AIM OF THE TASK
Set the listing down unchanged, minus every embedded image.
>> begin
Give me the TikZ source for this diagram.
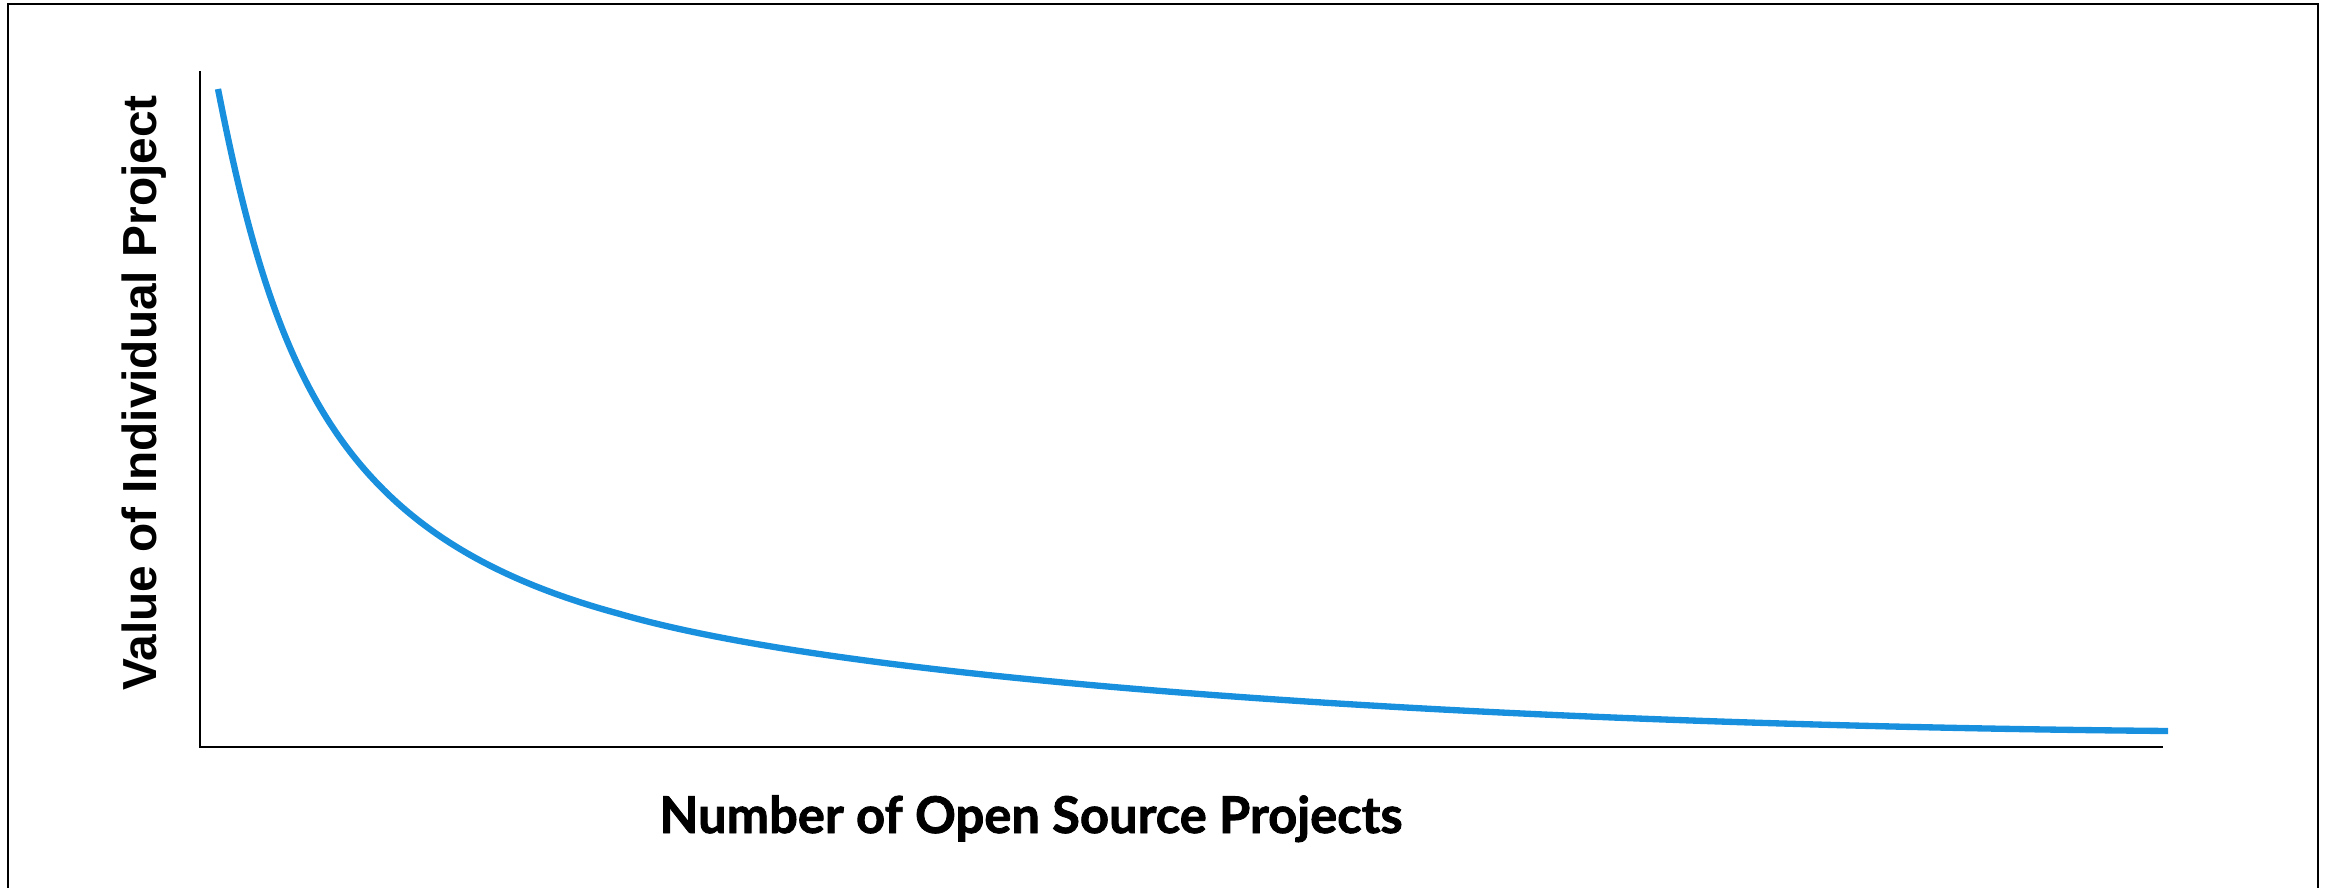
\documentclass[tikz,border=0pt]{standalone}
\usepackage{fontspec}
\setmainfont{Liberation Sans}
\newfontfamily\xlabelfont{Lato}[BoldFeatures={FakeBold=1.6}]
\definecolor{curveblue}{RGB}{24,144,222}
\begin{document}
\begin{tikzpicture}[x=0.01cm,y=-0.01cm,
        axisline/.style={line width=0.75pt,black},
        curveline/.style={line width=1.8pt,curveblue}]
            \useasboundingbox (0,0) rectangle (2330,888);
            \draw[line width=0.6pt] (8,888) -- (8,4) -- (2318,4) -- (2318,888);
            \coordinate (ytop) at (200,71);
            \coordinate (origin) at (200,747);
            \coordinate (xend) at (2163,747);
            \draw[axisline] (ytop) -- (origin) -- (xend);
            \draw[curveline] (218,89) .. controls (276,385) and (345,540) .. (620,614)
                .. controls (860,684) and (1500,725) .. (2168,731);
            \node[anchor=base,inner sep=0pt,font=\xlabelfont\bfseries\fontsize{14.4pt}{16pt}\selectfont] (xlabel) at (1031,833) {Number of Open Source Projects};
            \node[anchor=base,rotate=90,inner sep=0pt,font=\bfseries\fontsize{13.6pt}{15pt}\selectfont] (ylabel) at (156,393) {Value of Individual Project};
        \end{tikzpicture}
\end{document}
>> end
TASK RESPONSE
Give me the TikZ source for this diagram.
\documentclass[tikz,border=0pt]{standalone}
\usepackage{fontspec}
\setmainfont{Liberation Sans}
\newfontfamily\xlabelfont{Lato}[BoldFeatures={FakeBold=1.6}]
\definecolor{curveblue}{RGB}{24,144,222}
\begin{document}
\begin{tikzpicture}[x=0.01cm,y=-0.01cm,
        axisline/.style={line width=0.75pt,black},
        curveline/.style={line width=1.8pt,curveblue}]
            \useasboundingbox (0,0) rectangle (2330,888);
            \draw[line width=0.6pt] (8,888) -- (8,4) -- (2318,4) -- (2318,888);
            \coordinate (ytop) at (200,71);
            \coordinate (origin) at (200,747);
            \coordinate (xend) at (2163,747);
            \draw[axisline] (ytop) -- (origin) -- (xend);
            \draw[curveline] (218,89) .. controls (276,385) and (345,540) .. (620,614)
                .. controls (860,684) and (1500,725) .. (2168,731);
            \node[anchor=base,inner sep=0pt,font=\xlabelfont\bfseries\fontsize{14.4pt}{16pt}\selectfont] (xlabel) at (1031,833) {Number of Open Source Projects};
            \node[anchor=base,rotate=90,inner sep=0pt,font=\bfseries\fontsize{13.6pt}{15pt}\selectfont] (ylabel) at (156,393) {Value of Individual Project};
        \end{tikzpicture}
\end{document}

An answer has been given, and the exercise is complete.